Reproduce exactly the lines below from the one containing "The picture is" through the one containing "const width = panelLeft[i]", including both, and nothing else.

+---+

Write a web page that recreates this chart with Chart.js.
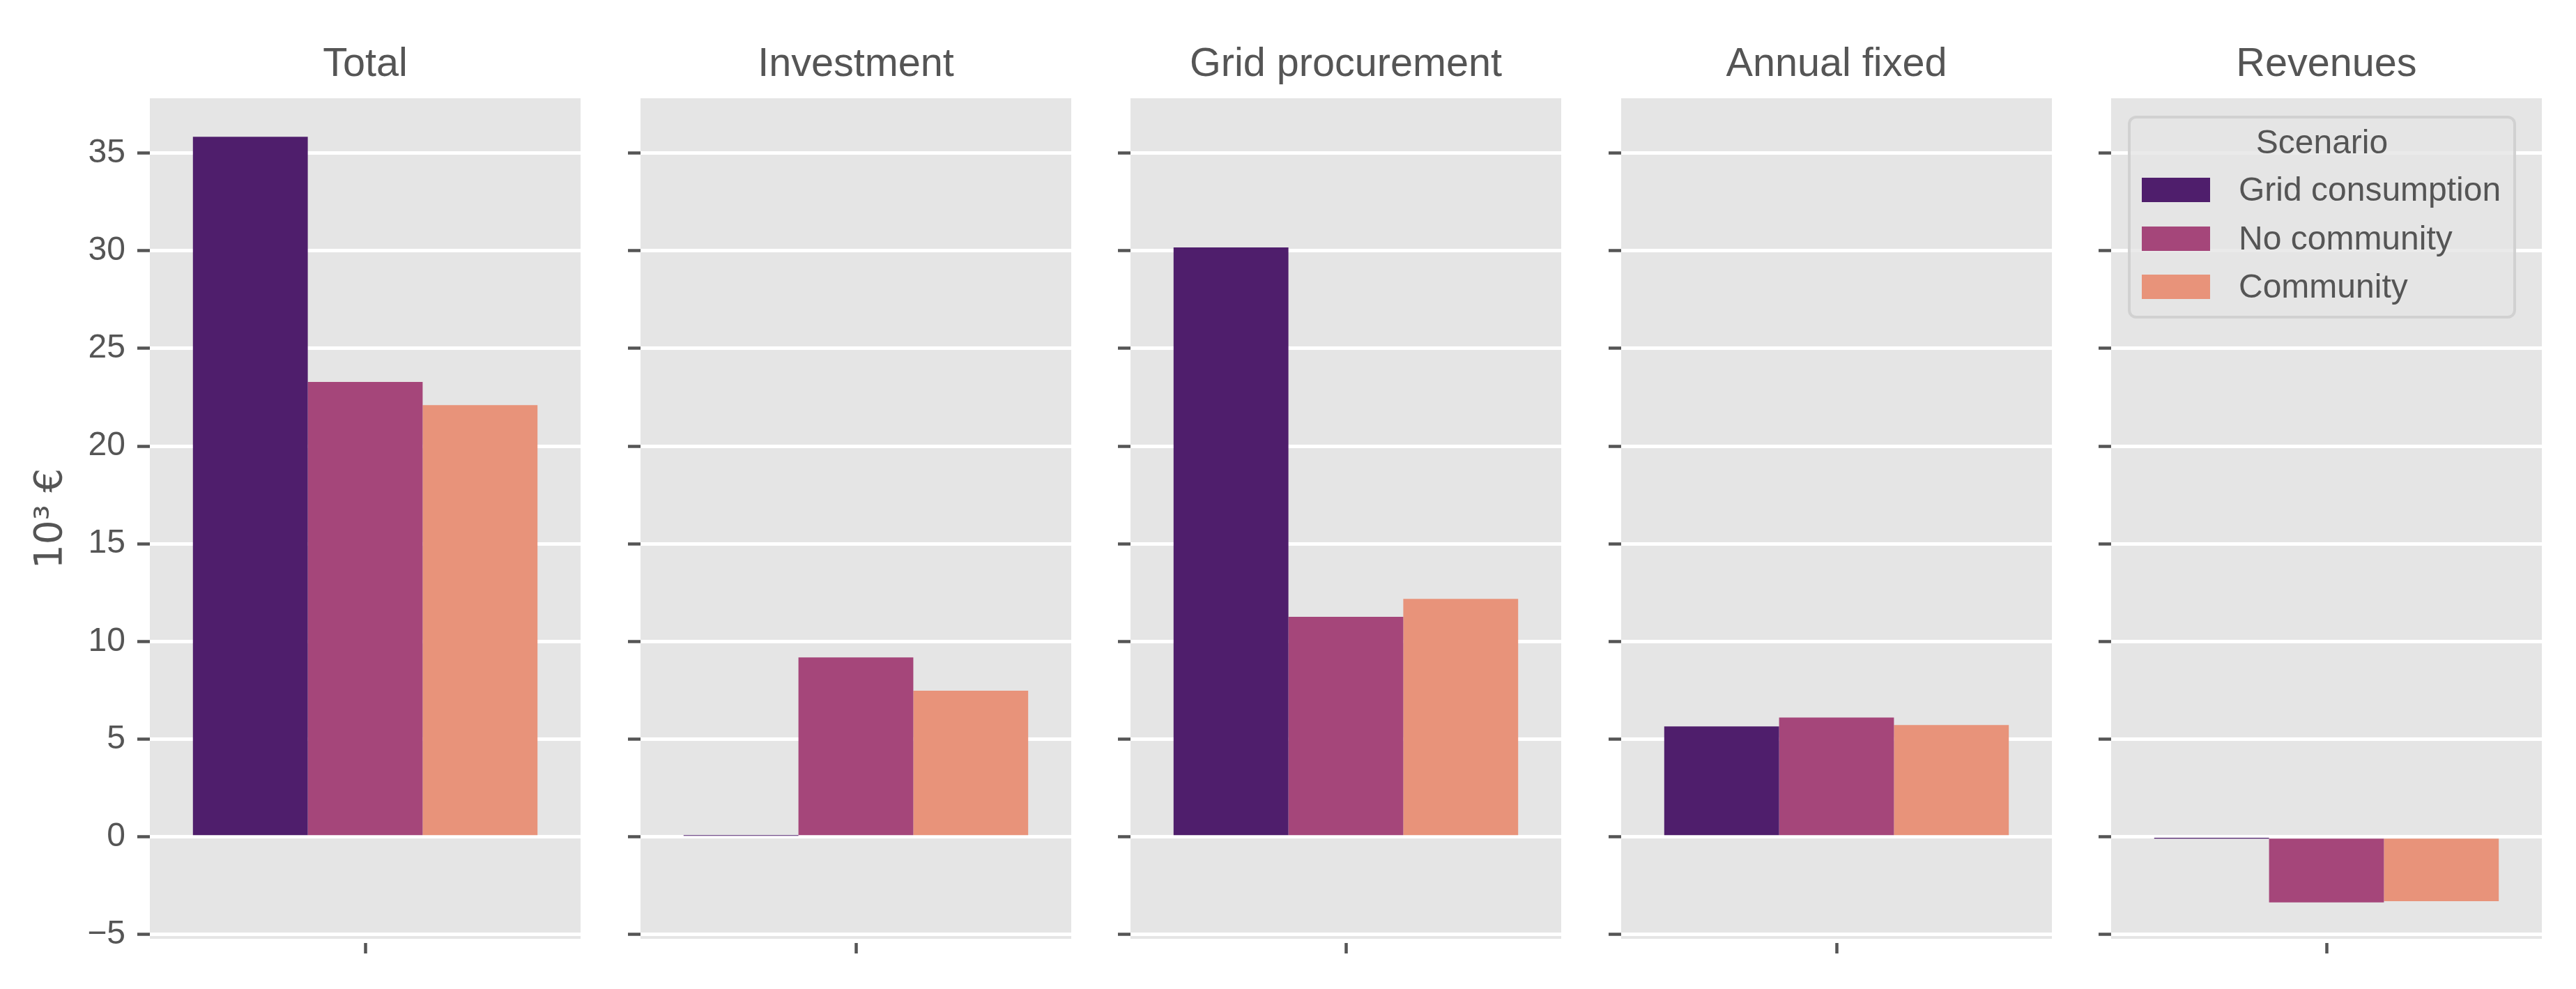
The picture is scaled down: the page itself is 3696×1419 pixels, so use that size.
<!DOCTYPE html>
<html>
<head>
<meta charset="utf-8">
<script src="https://cdn.jsdelivr.net/npm/chart.js@4.4.0/dist/chart.umd.min.js"></script>
<style>
  html, body { margin: 0; padding: 0; background: #fff; }
  body { width: 3696px; height: 1419px; position: relative; overflow: hidden;
         font-family: "Liberation Sans", Arial, sans-serif; color: #555555; }
  canvas { position: absolute; top: 0; }
  #legendFrame { position: absolute; left: 3053px; top: 166px; width: 557px; height: 291px;
                 box-sizing: border-box; border: 4px solid rgba(204,204,204,0.8);
                 border-radius: 12px; background: rgba(229,229,229,0.8); }
  .lg { position: absolute; font-size: 48px; line-height: 48px; white-space: nowrap; }
  .sw { position: absolute; width: 98px; height: 35px; }
</style>
</head>
<body>
<div id="charts"></div>

<script>
// --- Data ---
const panels = ["Total", "Investment", "Grid procurement", "Annual fixed", "Revenues"];
const scenarios = ["Grid consumption", "No community", "Community"];
const gridConsumption = [35.83, 0.05, 30.17, 5.65, -0.05];
const noCommunity = [23.28, 9.18, 11.26, 6.11, -3.36];
const community = [22.1, 7.48, 12.18, 5.72, -3.29];
const yTicks = [-5, 0, 5, 10, 15, 20, 25, 30, 35];
const yLabel = "10³ €";

const colors = ["#4f1e6c", "#a5467a", "#e8937a"];
const seriesValues = [gridConsumption, noCommunity, community];

// --- Layout ---
const panelLeft = [215, 919, 1622, 2326, 3029];
const panelWidth = 618;
const textColor = "#555555";

const panelBg = {
  id: "panelBg",
  beforeDraw(chart) {
    const { ctx, chartArea: a } = chart;
    ctx.save();
    ctx.fillStyle = "#e5e5e5";
    ctx.fillRect(a.left, a.top, a.width, a.height);
    ctx.restore();
  }
};

const holder = document.getElementById("charts");

panels.forEach((name, i) => {
  const first = i === 0;
  const left = first ? 0 : panelLeft[i] - 30;
  const axisW = panelLeft[i] - left;
  const width = panelLeft[i] + panelWidth - left;

  const canvas = document.createElement("canvas");
  canvas.width = width;
  canvas.height = 1419;
  canvas.style.left = left + "px";
  canvas.style.width = width + "px";
  canvas.style.height = "1419px";
  holder.appendChild(canvas);

  new Chart(canvas.getContext("2d"), {
    type: "bar",
    data: {
      labels: [""],
      datasets: scenarios.map((s, k) => ({
        label: s,
        data: [seriesValues[k][i]],
        backgroundColor: colors[k],
        borderWidth: 0,
        categoryPercentage: 0.8,
        barPercentage: 1.0
      }))
    },
    options: {
      responsive: false,
      maintainAspectRatio: false,
      devicePixelRatio: 1,
      animation: false,
      events: [],
      layout: { padding: 0 },
      plugins: {
        legend: { display: false },
        tooltip: { enabled: false },
        title: {
          display: true,
          text: name,
          fullSize: false,
          color: textColor,
          font: { family: "Liberation Sans", size: 57.6, weight: "normal" },
          padding: { top: 58.4, bottom: 13.5 }
        }
      },
      scales: {
        x: {
          type: "category",
          offset: true,
          border: { display: false },
          grid: {
            display: true,
            offset: false,
            drawOnChartArea: false,
            drawTicks: true,
            tickLength: 21,
            tickColor: textColor,
            tickWidth: 4.5,
            tickBorderDash: [0, 6, 15, 40]
          },
          ticks: { display: false },
          afterFit(scale) { scale.height = 72; }
        },
        y: {
          min: -5.22,
          max: 37.8,
          border: { display: false },
          afterBuildTicks(scale) { scale.ticks = yTicks.map(v => ({ value: v })); },
          afterFit(scale) { scale.width = axisW; },
          grid: {
            color: "#ffffff",
            lineWidth: 5,
            tickLength: 18,
            tickColor: textColor,
            tickWidth: 4.5
          },
          ticks: {
            display: first,
            color: textColor,
            padding: 17,
            font: { family: "Liberation Sans", size: 48 },
            callback: v => (v < 0 ? "\u2212" + Math.abs(v) : String(v))
          },
          title: {
            display: first,
            text: yLabel,
            color: textColor,
            font: { family: "DejaVu Sans", size: 55 },
            padding: { top: 41, bottom: 0 }
          }
        }
      }
    },
    plugins: [panelBg]
  });
});

// --- Legend (inside the last panel) ---
const frame = document.createElement("div");
frame.id = "legendFrame";
document.body.appendChild(frame);

const title = document.createElement("div");
title.className = "lg";
title.textContent = "Scenario";
title.style.left = "3053px";
title.style.width = "557px";
title.style.textAlign = "center";
title.style.top = "180px";
document.body.appendChild(title);

scenarios.forEach((s, k) => {
  const sw = document.createElement("div");
  sw.className = "sw";
  sw.style.left = "3073px";
  sw.style.top = (255 + k * 69.5) + "px";
  sw.style.background = colors[k];
  document.body.appendChild(sw);

  const t = document.createElement("div");
  t.className = "lg";
  t.textContent = s;
  t.style.left = "3212px";
  t.style.top = (248.4 + k * 69.5) + "px";
  document.body.appendChild(t);
});
</script>
</body>
</html>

+---+

Result for this task:
The picture is scaled down: the page itself is 3696×1419 pixels, so use that size.
<!DOCTYPE html>
<html>
<head>
<meta charset="utf-8">
<script src="https://cdn.jsdelivr.net/npm/chart.js@4.4.0/dist/chart.umd.min.js"></script>
<style>
  html, body { margin: 0; padding: 0; background: #fff; }
  body { width: 3696px; height: 1419px; position: relative; overflow: hidden;
         font-family: "Liberation Sans", Arial, sans-serif; color: #555555; }
  canvas { position: absolute; top: 0; }
  #legendFrame { position: absolute; left: 3053px; top: 166px; width: 557px; height: 291px;
                 box-sizing: border-box; border: 4px solid rgba(204,204,204,0.8);
                 border-radius: 12px; background: rgba(229,229,229,0.8); }
  .lg { position: absolute; font-size: 48px; line-height: 48px; white-space: nowrap; }
  .sw { position: absolute; width: 98px; height: 35px; }
</style>
</head>
<body>
<div id="charts"></div>

<script>
// --- Data ---
const panels = ["Total", "Investment", "Grid procurement", "Annual fixed", "Revenues"];
const scenarios = ["Grid consumption", "No community", "Community"];
const gridConsumption = [35.83, 0.05, 30.17, 5.65, -0.05];
const noCommunity = [23.28, 9.18, 11.26, 6.11, -3.36];
const community = [22.1, 7.48, 12.18, 5.72, -3.29];
const yTicks = [-5, 0, 5, 10, 15, 20, 25, 30, 35];
const yLabel = "10³ €";

const colors = ["#4f1e6c", "#a5467a", "#e8937a"];
const seriesValues = [gridConsumption, noCommunity, community];

// --- Layout ---
const panelLeft = [215, 919, 1622, 2326, 3029];
const panelWidth = 618;
const textColor = "#555555";

const panelBg = {
  id: "panelBg",
  beforeDraw(chart) {
    const { ctx, chartArea: a } = chart;
    ctx.save();
    ctx.fillStyle = "#e5e5e5";
    ctx.fillRect(a.left, a.top, a.width, a.height);
    ctx.restore();
  }
};

const holder = document.getElementById("charts");

panels.forEach((name, i) => {
  const first = i === 0;
  const left = first ? 0 : panelLeft[i] - 30;
  const axisW = panelLeft[i] - left;
  const width = panelLeft[i] + panelWidth - left;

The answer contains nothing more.